David Aaronovitch wrote last week in the Times:
I not only think that Jeremiahs such as Liddle, and Melanie Phillips, of the Mail,
are wrong, I think their approach could lead us into utter disaster.
For a fortnight now we have been discussing veils — so just how many
veil-wearing teachers are there? Ten? Five? Just Ms Azmi? What’s the
problem for the rest of us once we have (rightly) taken the decision
that she cannot teach while looking like a Dalek? Why should a Muslim
cab- driver who is (also rightly) being sued for not carrying a guide
dog make it to the banner front page of the London Evening Standard? Or a single Muslim chemist who refused to prescribe a “morning-after” Pill get half a page in the Telegraph?
In each case where a minister or an opposition spokesthing has
given an opinion on matters Muslim in the past two weeks, I have agreed
with much of what they have said, while wishing that they had spread
the news more evenly over the national agenda. The interventions in the
space of a fortnight, from at least four members of the Government and
David Davis, have helped to create an atmosphere of assault. Mr Davis
has said, for example, that “there is a growing feeling that the Muslim
community is excessively sensitive to criticism”. Maybe, but if
everyone says it every day for a week, the sensitivity becomes
justified. Try it at home if you don’t believe me.
Unfortunately it came in the same article as this unsubstantiated stat about 12-year-old girls:
...... there are several communities that practise Islam, and in some of
them up to one tenth of the girls of school age go missing between
primary and secondary school. They’re back in Pakistan getting betrothed ......
On the spate of Muslim stories, Unity and Sunny at PP had good write-ups on the recent story where the Sun claimed that "Muslim yobs" had daubed "F**K OFF" outside the door of British soldiers. Turned out that no Muslim had done anything of the sort. Alarm bells should have been ringing from when the story was first published in the Sun though. Their evidence:
Sources inside Windsor’s Combermere Barracks — where the officers
are based — confirmed Muslims had made calls threatening the men.

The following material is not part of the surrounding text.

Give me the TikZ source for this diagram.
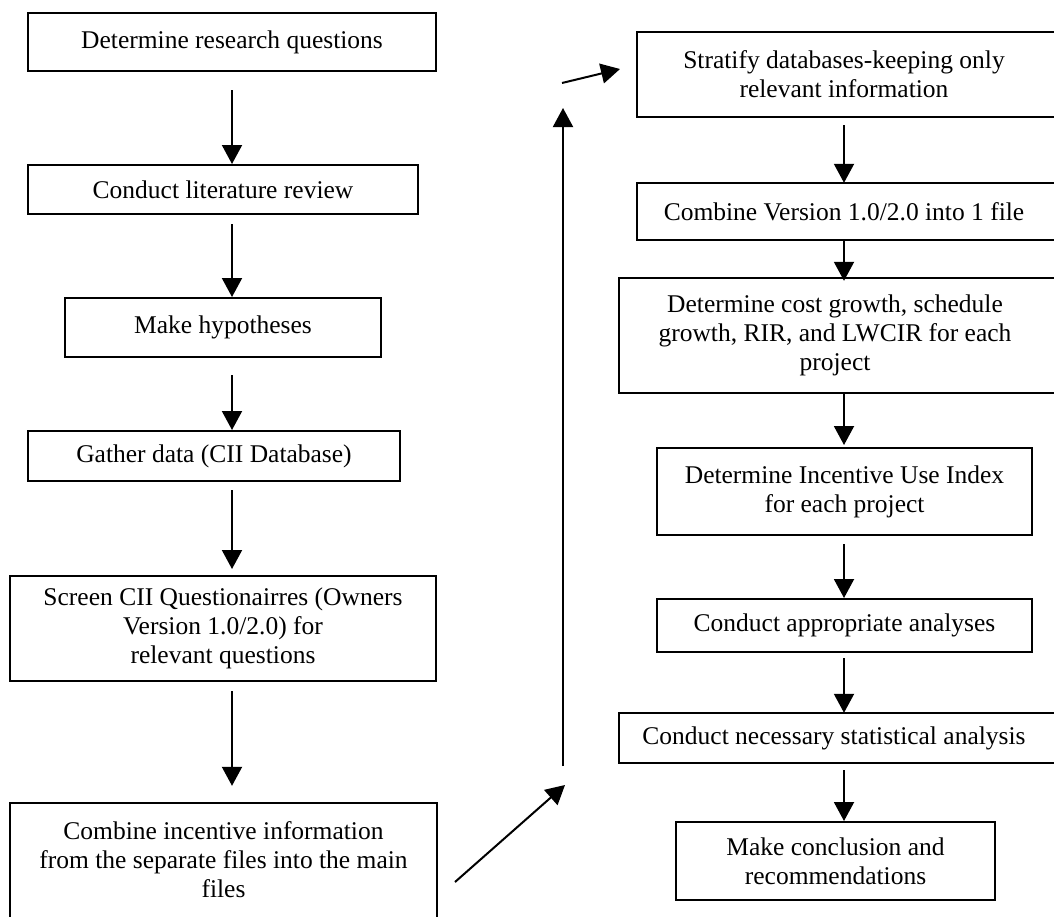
\documentclass[tikz,border=0pt]{standalone}
\usepackage{fontspec}
\setmainfont{Liberation Serif}
\usetikzlibrary{arrows.meta}
\begin{document}
\begin{tikzpicture}[x=1pt,y=-1pt,
  txt/.style={inner sep=0pt, align=center, font=\fontsize{25.5}{29}\selectfont},
  box/.style={txt, draw, line width=2pt},
  openbox/.style={txt, draw=none},
  frame/.style={line width=2pt},
  arr/.style={line width=2pt, -{Triangle[length=19pt,width=20pt]}}]
\useasboundingbox (0,0) rectangle (1054,916);
\clip (0,0) rectangle (1054,916);
% left column
\node[box, minimum width=408pt, minimum height=58pt] (L1) at (232,42) {Determine research questions};
\node[box, minimum width=390pt, minimum height=49pt] (L2) at (223,189.5) {Conduct literature review};
\node[box, minimum width=316pt, minimum height=59pt] (L3) at (223,327.5) {Make hypotheses};
\node[box, minimum width=372pt, minimum height=50pt] (L4) at (214,456) {Gather data (CII Database)};
\node[box, minimum width=426pt, minimum height=105pt] (L5) at (223,628.5) {Screen CII Questionairres (Owners\\Version 1.0/2.0) for\\relevant questions};
\node[openbox, minimum width=427pt, minimum height=114pt] (L6) at (223.5,860) {Combine incentive information\\from the separate files into the main\\files};
\draw[frame] ([yshift=-10pt]L6.south west) -- (L6.north west) -- (L6.north east) -- ([yshift=-10pt]L6.south east);
% right column
\node[openbox, minimum width=414pt, minimum height=85pt] (R1) at (844,74.5) {Stratify databases-keeping only\\relevant information};
\draw[frame] ([xshift=10pt]R1.north east) -- (R1.north west) -- (R1.south west) -- ([xshift=10pt]R1.south east);
\node[openbox, minimum width=414pt, minimum height=57pt] (R2) at (844,211.5) {Combine Version 1.0/2.0 into 1 file};
\draw[frame] ([xshift=10pt]R2.north east) -- (R2.north west) -- (R2.south west) -- ([xshift=10pt]R2.south east);
\node[openbox, minimum width=432pt, minimum height=115pt] (R3) at (835,335.5) {Determine cost growth, schedule\\growth, RIR, and LWCIR for each\\project};
\draw[frame] ([xshift=10pt]R3.north east) -- (R3.north west) -- (R3.south west) -- ([xshift=10pt]R3.south east);
\node[box, minimum width=375pt, minimum height=87pt] (R4) at (844.5,491.5) {Determine Incentive Use Index\\for each project};
\node[box, minimum width=375pt, minimum height=53pt] (R5) at (844.5,625.5) {Conduct appropriate analyses};
\node[openbox, minimum width=430pt, minimum height=50pt] (R6) at (834,738) {Conduct necessary statistical analysis};
\draw[frame] ([xshift=10pt]R6.north east) -- (R6.north west) -- (R6.south west) -- ([xshift=10pt]R6.south east);
\node[box, minimum width=319pt, minimum height=78pt] (R7) at (835.5,861) {Make conclusion and\\recommendations};
% left arrows
\draw[arr] ([yshift=-18pt]L1.south) -- (L2.north -| L1.south);
\draw[arr] ([yshift=-9pt]L2.south -| L1.south) -- (L3.north -| L1.south);
\draw[arr] ([yshift=-17pt]L3.south -| L1.south) -- (L4.north -| L1.south);
\draw[arr] ([yshift=-8pt]L4.south -| L1.south) -- ([yshift=6pt]L5.north -| L1.south);
\draw[arr] ([yshift=-9pt]L5.south -| L1.south) -- ([yshift=17pt]L6.north -| L1.south);
% right arrows
\draw[arr] ([yshift=-8pt]R1.south) -- (R2.north);
\draw[arr] (R2.south) -- ([yshift=-3pt]R3.north -| R1.south);
\draw[arr] (R3.south -| R1.south) -- ([yshift=2pt]R4.north -| R1.south);
\draw[arr] ([yshift=-8pt]R4.south -| R1.south) -- (R5.north -| R1.south);
\draw[arr] ([yshift=-5pt]R5.south -| R1.south) -- (R6.north -| R1.south);
\draw[arr] ([yshift=-7pt]R6.south -| R1.south) -- (R7.north -| R1.south);
% loop back
\coordinate (d1) at (455,882);
\coordinate (d2) at (565,785);
\coordinate (v1) at (563,766);
\coordinate (v2) at (563,108);
\coordinate (s1) at (562,83);
\coordinate (s2) at (620,69);
\draw[arr] (d1) -- (d2);
\draw[arr] (v1) -- (v2);
\draw[arr] (s1) -- (s2);
\end{tikzpicture}
\end{document}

When someone makes threatening and abusive calls, how on earth do
you decipher what religion they are? “Oi soldiers, F*** OFF! By the
way, peace be upon you, I’m a Muslim”.
And this week the Scotsman expressed the outrage of Scotland's leading bigoted QC Donald Findlay that a trial was deferred to a later date because two Muslim witnesses were celebrating Eid.

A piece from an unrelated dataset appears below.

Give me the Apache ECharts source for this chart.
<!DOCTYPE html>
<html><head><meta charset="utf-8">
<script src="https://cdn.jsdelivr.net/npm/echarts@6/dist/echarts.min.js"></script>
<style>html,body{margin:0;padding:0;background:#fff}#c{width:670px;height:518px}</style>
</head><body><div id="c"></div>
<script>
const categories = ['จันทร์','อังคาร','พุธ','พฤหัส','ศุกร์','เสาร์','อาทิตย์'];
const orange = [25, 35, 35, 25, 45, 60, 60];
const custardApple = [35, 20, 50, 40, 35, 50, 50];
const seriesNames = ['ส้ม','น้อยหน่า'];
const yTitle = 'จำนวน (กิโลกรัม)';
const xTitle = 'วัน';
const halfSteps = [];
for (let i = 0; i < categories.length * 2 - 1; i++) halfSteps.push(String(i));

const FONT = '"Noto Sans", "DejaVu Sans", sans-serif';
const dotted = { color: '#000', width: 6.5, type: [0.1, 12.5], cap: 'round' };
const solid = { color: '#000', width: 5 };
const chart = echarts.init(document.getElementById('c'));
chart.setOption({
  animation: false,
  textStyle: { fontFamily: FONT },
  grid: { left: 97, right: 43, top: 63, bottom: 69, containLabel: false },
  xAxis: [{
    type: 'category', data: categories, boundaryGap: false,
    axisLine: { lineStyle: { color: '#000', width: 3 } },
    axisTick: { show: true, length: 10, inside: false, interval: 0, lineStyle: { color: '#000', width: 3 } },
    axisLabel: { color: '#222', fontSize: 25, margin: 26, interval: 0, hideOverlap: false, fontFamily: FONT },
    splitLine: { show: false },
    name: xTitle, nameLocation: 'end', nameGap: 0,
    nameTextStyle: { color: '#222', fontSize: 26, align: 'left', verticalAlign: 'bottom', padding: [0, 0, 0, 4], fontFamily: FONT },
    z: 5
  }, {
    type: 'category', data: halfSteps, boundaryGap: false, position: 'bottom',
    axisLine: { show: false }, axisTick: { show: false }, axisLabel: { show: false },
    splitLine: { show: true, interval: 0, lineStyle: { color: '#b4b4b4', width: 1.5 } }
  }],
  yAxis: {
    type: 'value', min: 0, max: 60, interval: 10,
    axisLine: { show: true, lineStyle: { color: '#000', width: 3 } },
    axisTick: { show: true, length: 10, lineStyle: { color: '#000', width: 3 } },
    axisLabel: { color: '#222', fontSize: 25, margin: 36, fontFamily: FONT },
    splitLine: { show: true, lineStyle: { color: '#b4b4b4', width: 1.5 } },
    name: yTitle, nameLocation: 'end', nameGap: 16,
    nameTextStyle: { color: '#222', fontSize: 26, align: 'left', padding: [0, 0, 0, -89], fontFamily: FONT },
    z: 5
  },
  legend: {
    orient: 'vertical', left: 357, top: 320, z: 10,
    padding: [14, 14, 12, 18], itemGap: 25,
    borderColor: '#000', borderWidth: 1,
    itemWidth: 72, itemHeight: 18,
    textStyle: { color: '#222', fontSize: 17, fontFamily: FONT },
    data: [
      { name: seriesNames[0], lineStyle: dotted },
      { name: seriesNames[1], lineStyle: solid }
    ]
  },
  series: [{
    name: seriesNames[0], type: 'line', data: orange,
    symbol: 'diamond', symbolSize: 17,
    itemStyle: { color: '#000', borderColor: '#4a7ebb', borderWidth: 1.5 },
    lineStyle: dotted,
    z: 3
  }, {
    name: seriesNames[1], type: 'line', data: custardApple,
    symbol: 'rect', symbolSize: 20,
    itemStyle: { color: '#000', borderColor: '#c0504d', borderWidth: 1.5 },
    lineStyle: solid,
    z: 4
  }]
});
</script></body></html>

I've now spoken with some lawyers, and indeed trials do get deferred for a lot less. In any case, it is not going to bring down civilisation as we know it, no matter how alarmed readers of the Scotsman get about the "Islamisation of the UK" (their letters page can be a scary place). We're a big country with bags of tradition, we can be relaxed about this.
The reporter did not tell me that one of the Muslims in question was a terror suspect. I stand by my comments in the original article regardless - it is like asking a Christian to come into court on Christmas. It's up to others to determine how much they want to treat Muslims like untermenschen in insisting that they come in regardless.